= Aim =
Transcribe the entries below exactly; leave every image out.

= Entries from a dataset =
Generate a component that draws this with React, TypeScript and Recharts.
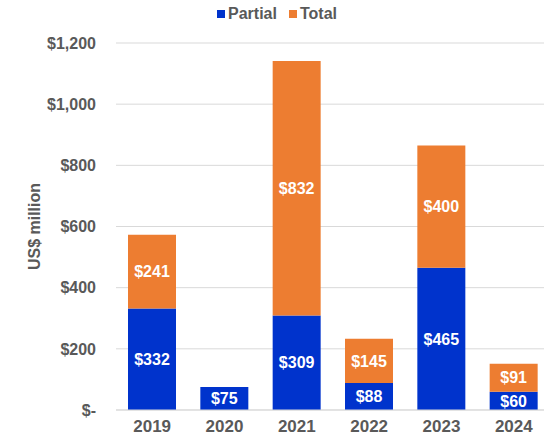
import React from 'react';
import { BarChart, Bar, XAxis, YAxis, CartesianGrid, LabelList } from 'recharts';

// values (US$ million)
const years = ['2019', '2020', '2021', '2022', '2023', '2024'];
const partial = [332, 75, 309, 88, 465, 60];
const total = [241, null, 832, 145, 400, 91];
const yTicks = [0, 200, 400, 600, 800, 1000, 1200];

const data = years.map((year, i) => ({ year, Partial: partial[i], Total: total[i] }));

const BLUE = '#0033CC';
const ORANGE = '#ED7D31';
const GREY = '#595959';
const FONT = '"Liberation Sans", Arial, sans-serif';

const money = (v: number) => (v === 0 ? '$-' : '$' + v.toLocaleString('en-US'));
const barLabel = (v: any) => (v == null || v === 0 ? '' : '$' + v);

export default function App() {
    return (
        <div style={{ position: 'absolute', left: 0, top: 0, width: 544, height: 438, overflow: 'hidden', background: '#fff', fontFamily: FONT }}>
            {/* legend */}
            <div style={{ position: 'absolute', top: 5, left: 0, width: 554, display: 'flex', justifyContent: 'center', gap: 12, fontSize: 16, fontWeight: 'bold', color: GREY }}>
                <span style={{ display: 'flex', alignItems: 'center', gap: 3 }}>
                    <span style={{ width: 8, height: 8, background: BLUE, display: 'inline-block' }} />Partial
                </span>
                <span style={{ display: 'flex', alignItems: 'center', gap: 3 }}>
                    <span style={{ width: 8, height: 8, background: ORANGE, display: 'inline-block' }} />Total
                </span>
            </div>

            <BarChart width={552} height={438} data={data} margin={{ top: 43, right: 2, left: 0, bottom: 0 }} barSize={48}>
                <CartesianGrid vertical={false} stroke="#D9D9D9" />
                <XAxis
                    dataKey="year"
                    height={28}
                    axisLine={{ stroke: '#D9D9D9' }}
                    tickLine={false}
                    tickMargin={4}
                    tick={{ fill: GREY, fontSize: 17, fontWeight: 'bold', fontFamily: FONT }}
                />
                <YAxis
                    width={116}
                    domain={[0, 1200]}
                    ticks={yTicks}
                    tickFormatter={money}
                    axisLine={false}
                    tickLine={false}
                    tickMargin={14}
                    tick={{ fill: GREY, fontSize: 16, fontWeight: 'bold', fontFamily: FONT }}
                    label={{ value: 'US$ million', angle: -90, position: 'center', dx: -24, fill: GREY, fontSize: 16, fontWeight: 'bold', fontFamily: FONT }}
                />
                <Bar dataKey="Partial" stackId="a" fill={BLUE} isAnimationActive={false}>
                    <LabelList dataKey="Partial" position="center" formatter={barLabel} fill="#fff" fontSize={16} fontWeight="bold" fontFamily={FONT} />
                </Bar>
                <Bar dataKey="Total" stackId="a" fill={ORANGE} isAnimationActive={false}>
                    <LabelList dataKey="Total" position="center" formatter={barLabel} fill="#fff" fontSize={16} fontWeight="bold" fontFamily={FONT} />
                </Bar>
            </BarChart>
        </div>
    );
}
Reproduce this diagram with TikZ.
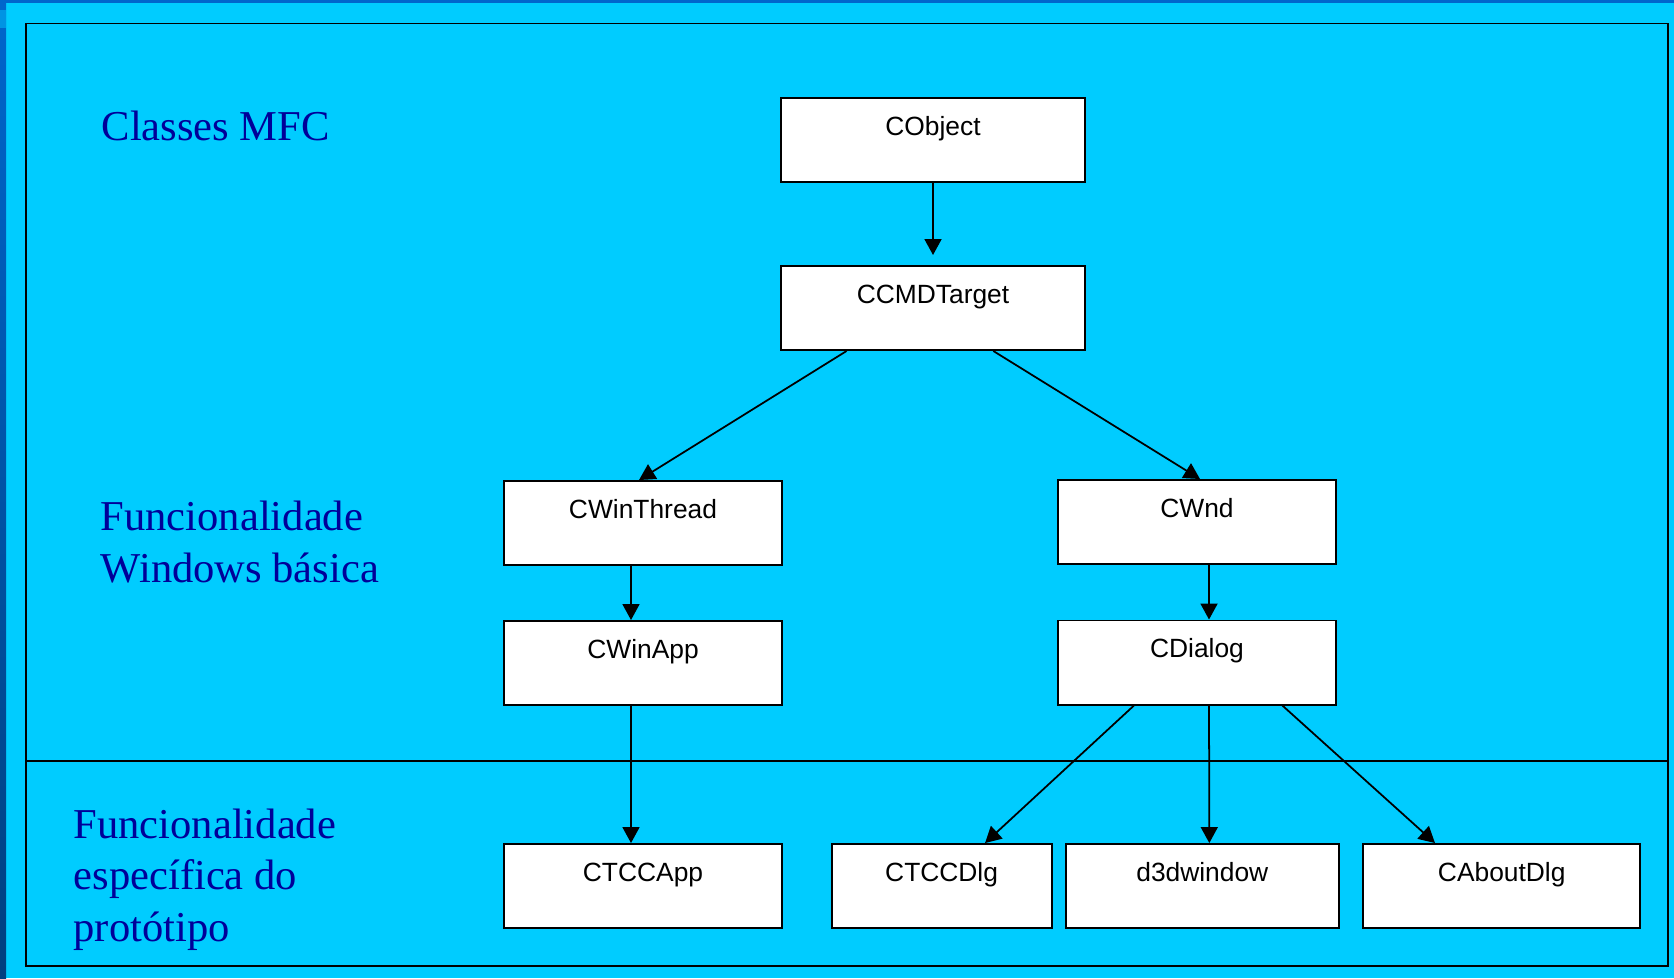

= Task response =
Generate a component that draws this with React, TypeScript and Recharts.
import React from 'react';
import { BarChart, Bar, XAxis, YAxis, CartesianGrid, LabelList } from 'recharts';

// values (US$ million)
const years = ['2019', '2020', '2021', '2022', '2023', '2024'];
const partial = [332, 75, 309, 88, 465, 60];
const total = [241, null, 832, 145, 400, 91];
const yTicks = [0, 200, 400, 600, 800, 1000, 1200];

const data = years.map((year, i) => ({ year, Partial: partial[i], Total: total[i] }));

const BLUE = '#0033CC';
const ORANGE = '#ED7D31';
const GREY = '#595959';
const FONT = '"Liberation Sans", Arial, sans-serif';

const money = (v: number) => (v === 0 ? '$-' : '$' + v.toLocaleString('en-US'));
const barLabel = (v: any) => (v == null || v === 0 ? '' : '$' + v);

export default function App() {
    return (
        <div style={{ position: 'absolute', left: 0, top: 0, width: 544, height: 438, overflow: 'hidden', background: '#fff', fontFamily: FONT }}>
            {/* legend */}
            <div style={{ position: 'absolute', top: 5, left: 0, width: 554, display: 'flex', justifyContent: 'center', gap: 12, fontSize: 16, fontWeight: 'bold', color: GREY }}>
                <span style={{ display: 'flex', alignItems: 'center', gap: 3 }}>
                    <span style={{ width: 8, height: 8, background: BLUE, display: 'inline-block' }} />Partial
                </span>
                <span style={{ display: 'flex', alignItems: 'center', gap: 3 }}>
                    <span style={{ width: 8, height: 8, background: ORANGE, display: 'inline-block' }} />Total
                </span>
            </div>

            <BarChart width={552} height={438} data={data} margin={{ top: 43, right: 2, left: 0, bottom: 0 }} barSize={48}>
                <CartesianGrid vertical={false} stroke="#D9D9D9" />
                <XAxis
                    dataKey="year"
                    height={28}
                    axisLine={{ stroke: '#D9D9D9' }}
                    tickLine={false}
                    tickMargin={4}
                    tick={{ fill: GREY, fontSize: 17, fontWeight: 'bold', fontFamily: FONT }}
                />
                <YAxis
                    width={116}
                    domain={[0, 1200]}
                    ticks={yTicks}
                    tickFormatter={money}
                    axisLine={false}
                    tickLine={false}
                    tickMargin={14}
                    tick={{ fill: GREY, fontSize: 16, fontWeight: 'bold', fontFamily: FONT }}
                    label={{ value: 'US$ million', angle: -90, position: 'center', dx: -24, fill: GREY, fontSize: 16, fontWeight: 'bold', fontFamily: FONT }}
                />
                <Bar dataKey="Partial" stackId="a" fill={BLUE} isAnimationActive={false}>
                    <LabelList dataKey="Partial" position="center" formatter={barLabel} fill="#fff" fontSize={16} fontWeight="bold" fontFamily={FONT} />
                </Bar>
                <Bar dataKey="Total" stackId="a" fill={ORANGE} isAnimationActive={false}>
                    <LabelList dataKey="Total" position="center" formatter={barLabel} fill="#fff" fontSize={16} fontWeight="bold" fontFamily={FONT} />
                </Bar>
            </BarChart>
        </div>
    );
}
Reproduce this diagram with TikZ.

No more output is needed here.